During Q4 alone, the company closed ~140 transactions for ~$240 MM, adding ~7,700 net acres and ~1,300 net royalty acres, largely concentrated in Northern Delaware, New Mexico.

Through acquisitions and organic expansion, PR added ~450 locations in 2025, including ~250 high-rate-of-return locations from bolt-on deals and ~200 organic additions.

Importantly, PR replaced >100% of inventory developed for the third consecutive year, reinforcing long-term inventory durability.

Balance Sheet & Capital Allocation

Year-end 2025 net debt was ~$3.4 B, equating to ~0.9x leverage.

2026 leverage is expected to decline toward ~0.7x at $60 WTI, within the company’s 0.5x–1.0x target range.
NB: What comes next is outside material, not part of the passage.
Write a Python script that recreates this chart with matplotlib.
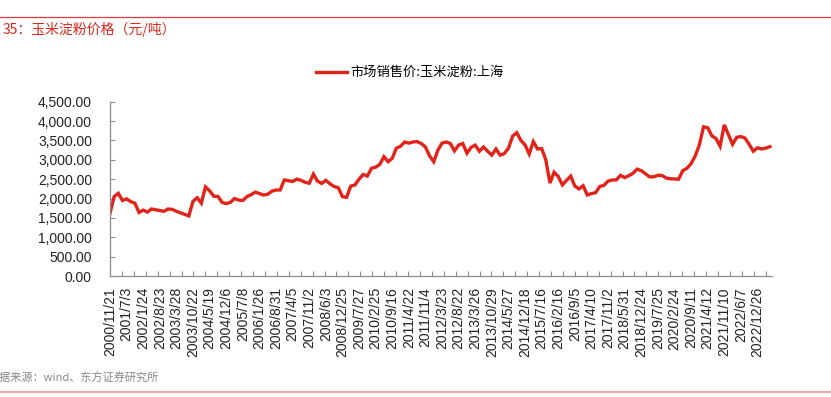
import numpy as np
import matplotlib
matplotlib.use('Agg')
import matplotlib.pyplot as plt
from matplotlib.ticker import FuncFormatter, FixedLocator

plt.rcParams['font.family'] = ['Liberation Sans', 'Noto Sans CJK SC', 'DejaVu Sans']

# tick labels on the category axis (every 4th point)
dates = ['2000/11/21', '2001/7/3', '2002/1/24', '2002/8/23', '2003/3/28', '2003/10/22',
         '2004/5/19', '2004/12/6', '2005/7/8', '2006/1/26', '2006/8/31', '2007/4/5',
         '2007/11/2', '2008/6/3', '2008/12/25', '2009/7/27', '2010/2/25', '2010/9/16',
         '2011/4/22', '2011/11/4', '2012/3/23', '2012/8/22', '2013/3/26', '2013/10/29',
         '2014/5/27', '2014/12/18', '2015/7/16', '2016/2/16', '2016/9/5', '2017/4/10',
         '2017/11/2', '2018/5/31', '2018/12/24', '2019/7/25', '2020/2/24', '2020/9/11',
         '2021/4/12', '2021/11/10', '2022/6/7', '2022/12/26']

# 市场销售价:玉米淀粉:上海 (元/吨)
price_2000_2005 = [1620, 2050, 2135, 1950, 1990, 1920, 1880, 1640, 1700, 1650,
                   1730, 1710, 1690, 1670, 1730, 1720, 1670, 1630, 1590, 1550,
                   1930, 2020, 1880, 2300, 2200, 2060, 2055, 1900, 1870, 1900]
price_2005_2011 = [2000, 1960, 1950, 2050, 2100, 2165, 2130, 2090, 2110, 2190,
                   2220, 2220, 2480, 2460, 2440, 2500, 2470, 2420, 2395, 2630,
                   2450, 2390, 2470, 2380, 2310, 2280, 2050, 2030, 2320, 2350,
                   2500, 2620, 2580, 2780, 2810, 2880, 3080, 2950, 3040, 3300]
price_2011_2016 = [3350, 3460, 3430, 3460, 3470, 3420, 3330, 3100, 2950, 3250,
                   3430, 3460, 3420, 3230, 3380, 3420, 3170, 3320, 3380, 3220,
                   3330, 3220, 3120, 3280, 3120, 3160, 3300, 3610, 3700, 3500,
                   3385, 3150, 3470, 3280, 3290, 3000, 2400, 2680, 2570, 2350]
price_2016_2023 = [2470, 2580, 2320, 2250, 2330, 2090, 2130, 2150, 2310, 2340,
                   2450, 2480, 2480, 2600, 2540, 2590, 2650, 2760, 2720, 2640,
                   2560, 2560, 2600, 2595, 2530, 2510, 2505, 2500, 2720, 2780,
                   2900, 3100, 3385, 3850, 3830, 3620, 3550, 3350, 3900, 3650,
                   3400, 3580, 3600, 3560, 3400, 3220, 3310, 3280, 3300, 3340]

price = np.array(price_2000_2005 + price_2005_2011 + price_2011_2016 + price_2016_2023)
x = np.arange(len(price))

red = '#e2231a'
gray = '#8c8c8c'

fig = plt.figure(figsize=(8.31, 3.97), dpi=100)
ax = fig.add_axes([110 / 831, 1 - 276 / 397, 662 / 831, (276 - 101.7) / 397])

ax.plot(x, price, color=red, linewidth=2.4, solid_joinstyle='miter',
        label='市场销售价:玉米淀粉:上海')

ax.set_xlim(0, len(price) - 0.5)
ax.set_ylim(0, 4500)
ax.set_yticks(np.arange(0, 4501, 500))
ax.yaxis.set_major_formatter(FuncFormatter(lambda v, p: '{:,.2f}'.format(v)))

ax.set_xticks(np.arange(0, len(dates) * 4, 4))
ax.set_xticklabels(dates, rotation=90)
ax.xaxis.set_minor_locator(FixedLocator(np.arange(0, len(price), 2.872)))

for side in ['top', 'right']:
    ax.spines[side].set_visible(False)
for side in ['left', 'bottom']:
    ax.spines[side].set_color(gray)
    ax.spines[side].set_linewidth(0.9)

ax.tick_params(axis='x', which='major', length=0, pad=8, labelsize=10, labelcolor='#222222')
ax.tick_params(axis='x', which='minor', direction='in', length=3.5, color=gray, width=0.8)
ax.tick_params(axis='y', direction='in', length=3.5, color=gray, width=0.8,
               pad=13, labelsize=10, labelcolor='#222222')

fig.legend(loc='center', bbox_to_anchor=(0.493, 1 - 72.7 / 397), frameon=False,
           handlelength=2.4, handletextpad=0.25,
           prop={'family': ['Noto Sans CJK SC'], 'size': 9.5})

# header / footer
fig.add_artist(plt.Line2D([0, 1], [1 - 17.3 / 397] * 2, color='#e03c3c', linewidth=0.9))
fig.text(3 / 831, 1 - 29.5 / 397, '35：玉米淀粉价格（元/吨）', color='#d9261c', fontsize=10,
         family=['Noto Sans CJK SC'], va='center', ha='left')
fig.text(-11 / 831, 1 - 378 / 397, '数据来源：wind、东方证券研究所', color='#888888', fontsize=8,
         family=['Noto Sans CJK SC', 'DejaVu Sans'], va='center', ha='left')
fig.add_artist(plt.Line2D([0, 1], [1 - 391.7 / 397] * 2, color='#f6a4a0', linewidth=1.5))

fig.savefig('out.png', dpi=100)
2025 capital allocation included:

~$635 MM of debt reduction
~$75 MM of share buybacks
~$1.1 B of acquisitions
Base dividend increased 7% entering 2026 to $0.64 per share annualized

Strategic Takeaways

Permian Resources enters 2026 with:

A higher production base
Lower per-foot well costs
Longer laterals
Reduced capital spending
Improving leverage

The 2026 plan reflects improved capital efficiency — delivering production growth while reducing capex — a rare combination in the current large-cap E&P landscape. The company remains highly concentrated in the Delaware Basin, but its scale, bolt-on execution and cost leadership position it to continue driving free cash flow per share growth through disciplined development and accretive A&D.